**Objective**
Output each line exactly as it appears, skipping any embedded picture.

**Data lines**
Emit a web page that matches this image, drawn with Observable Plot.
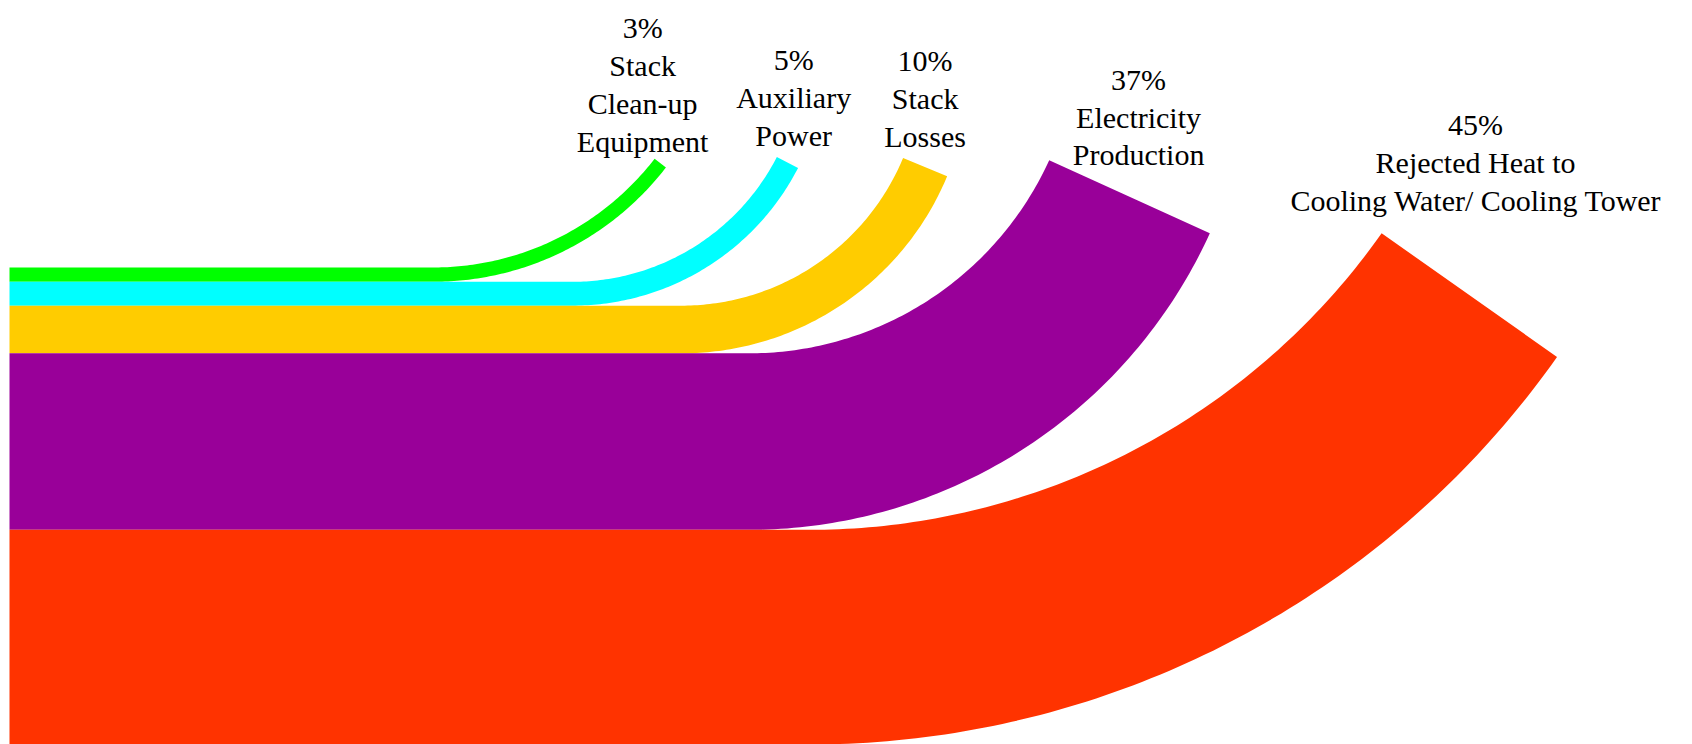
<!DOCTYPE html>
<html>
<head>
<meta charset="utf-8">
<script src="https://cdn.jsdelivr.net/npm/d3@7"></script>
<script src="https://cdn.jsdelivr.net/npm/@observablehq/plot@0.6"></script>
<style>
  html, body { margin: 0; padding: 0; background: #fff; }
  #chart svg { display: block; }
</style>
</head>
<body>
<div id="chart"></div>
<script>
// ---- data ----
const categories = [
  "Stack Clean-up Equipment",
  "Auxiliary Power",
  "Stack Losses",
  "Electricity Production",
  "Rejected Heat to Cooling Water/ Cooling Tower"
];
const percents = [3, 5, 10, 37, 45];
const labelLines = [
  ["Stack", "Clean-up", "Equipment"],
  ["Auxiliary", "Power"],
  ["Stack", "Losses"],
  ["Electricity", "Production"],
  ["Rejected Heat to", "Cooling Water/ Cooling Tower"]
];

// ---- styling / layout ----
const palette = ["#00ff00", "#00ffff", "#ffcc00", "#990099", "#ff3300"];
// geometry in percentage-point units: where each band starts turning,
// its inner turning radius, end angle (deg), and label offsets
const turnX = [88.8, 118.0, 140.9, 155.0, 167.7];
const turnRadius = [58.7, 48.2, 50.3, 69.2, 146.8];
const endAngle = [52.3, 62.8, 67.4, 65.5, 54.8];
const labelDx = [-3.7, 1.3, 0, 1.9, 1.3];
const labelLift = [3.5, 4.4, 4.4, 0.9, 6.7];

const W = 1692, H = 744;
const unit = 4.77;      // px per percentage point
const leftPad = 9;      // px offset of the stack's left edge
const fontPx = 30, linePx = 37.8;

// ---- build band outlines (in data units) ----
const bandPts = [];
const labels = [];
let stackTop = d3.sum(percents);
categories.forEach((cat, i) => {
  const w = percents[i];
  const yTop = stackTop, yBot = stackTop - w;
  stackTop = yBot;
  const cx = turnX[i], rIn = turnRadius[i], rOut = rIn + w;
  const cy = yTop + rIn;
  const a = endAngle[i] * Math.PI / 180;
  const N = 90;
  bandPts.push({cat, x: 0, y: yTop});
  for (let k = 0; k <= N; k++) {
    const t = a * k / N;
    bandPts.push({cat, x: cx + rIn * Math.sin(t), y: cy - rIn * Math.cos(t)});
  }
  for (let k = N; k >= 0; k--) {
    const t = a * k / N;
    bandPts.push({cat, x: cx + rOut * Math.sin(t), y: cy - rOut * Math.cos(t)});
  }
  bandPts.push({cat, x: 0, y: yBot});
  const lx = cx + (rIn + w / 2) * Math.sin(a) + labelDx[i];
  const ly = cy - rIn * Math.cos(a) + labelLift[i];
  const lines = [`${percents[i]}%`, ...labelLines[i]];
  lines.forEach((t, j) => {
    labels.push({x: lx, y: ly + (lines.length - 1 - j) * linePx / unit, text: t});
  });
});

const chart = Plot.plot({
  width: W,
  height: H,
  margin: 0,
  x: {domain: [-leftPad / unit, (W - leftPad) / unit], axis: null},
  y: {domain: [0, H / unit], axis: null},
  color: {domain: categories, range: palette},
  marks: [
    Plot.line(bandPts, {x: "x", y: "y", z: "cat", fill: "cat", stroke: "none", curve: "linear"}),
    Plot.text(labels, {
      x: "x", y: "y", text: "text",
      textAnchor: "middle",
      fontSize: fontPx,
      fontFamily: "Liberation Serif"
    })
  ]
});
document.getElementById("chart").appendChild(chart);
</script>
</body>
</html>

**Answer to this problem**
Emit a web page that matches this image, drawn with Observable Plot.
<!DOCTYPE html>
<html>
<head>
<meta charset="utf-8">
<script src="https://cdn.jsdelivr.net/npm/d3@7"></script>
<script src="https://cdn.jsdelivr.net/npm/@observablehq/plot@0.6"></script>
<style>
  html, body { margin: 0; padding: 0; background: #fff; }
  #chart svg { display: block; }
</style>
</head>
<body>
<div id="chart"></div>
<script>
// ---- data ----
const categories = [
  "Stack Clean-up Equipment",
  "Auxiliary Power",
  "Stack Losses",
  "Electricity Production",
  "Rejected Heat to Cooling Water/ Cooling Tower"
];
const percents = [3, 5, 10, 37, 45];
const labelLines = [
  ["Stack", "Clean-up", "Equipment"],
  ["Auxiliary", "Power"],
  ["Stack", "Losses"],
  ["Electricity", "Production"],
  ["Rejected Heat to", "Cooling Water/ Cooling Tower"]
];

// ---- styling / layout ----
const palette = ["#00ff00", "#00ffff", "#ffcc00", "#990099", "#ff3300"];
// geometry in percentage-point units: where each band starts turning,
// its inner turning radius, end angle (deg), and label offsets
const turnX = [88.8, 118.0, 140.9, 155.0, 167.7];
const turnRadius = [58.7, 48.2, 50.3, 69.2, 146.8];
const endAngle = [52.3, 62.8, 67.4, 65.5, 54.8];
const labelDx = [-3.7, 1.3, 0, 1.9, 1.3];
const labelLift = [3.5, 4.4, 4.4, 0.9, 6.7];

const W = 1692, H = 744;
const unit = 4.77;      // px per percentage point
const leftPad = 9;      // px offset of the stack's left edge
const fontPx = 30, linePx = 37.8;

// ---- build band outlines (in data units) ----
const bandPts = [];
const labels = [];
let stackTop = d3.sum(percents);
categories.forEach((cat, i) => {
  const w = percents[i];
  const yTop = stackTop, yBot = stackTop - w;
  stackTop = yBot;
  const cx = turnX[i], rIn = turnRadius[i], rOut = rIn + w;
  const cy = yTop + rIn;
  const a = endAngle[i] * Math.PI / 180;
  const N = 90;
  bandPts.push({cat, x: 0, y: yTop});
  for (let k = 0; k <= N; k++) {
    const t = a * k / N;
    bandPts.push({cat, x: cx + rIn * Math.sin(t), y: cy - rIn * Math.cos(t)});
  }
  for (let k = N; k >= 0; k--) {
    const t = a * k / N;
    bandPts.push({cat, x: cx + rOut * Math.sin(t), y: cy - rOut * Math.cos(t)});
  }
  bandPts.push({cat, x: 0, y: yBot});
  const lx = cx + (rIn + w / 2) * Math.sin(a) + labelDx[i];
  const ly = cy - rIn * Math.cos(a) + labelLift[i];
  const lines = [`${percents[i]}%`, ...labelLines[i]];
  lines.forEach((t, j) => {
    labels.push({x: lx, y: ly + (lines.length - 1 - j) * linePx / unit, text: t});
  });
});

const chart = Plot.plot({
  width: W,
  height: H,
  margin: 0,
  x: {domain: [-leftPad / unit, (W - leftPad) / unit], axis: null},
  y: {domain: [0, H / unit], axis: null},
  color: {domain: categories, range: palette},
  marks: [
    Plot.line(bandPts, {x: "x", y: "y", z: "cat", fill: "cat", stroke: "none", curve: "linear"}),
    Plot.text(labels, {
      x: "x", y: "y", text: "text",
      textAnchor: "middle",
      fontSize: fontPx,
      fontFamily: "Liberation Serif"
    })
  ]
});
document.getElementById("chart").appendChild(chart);
</script>
</body>
</html>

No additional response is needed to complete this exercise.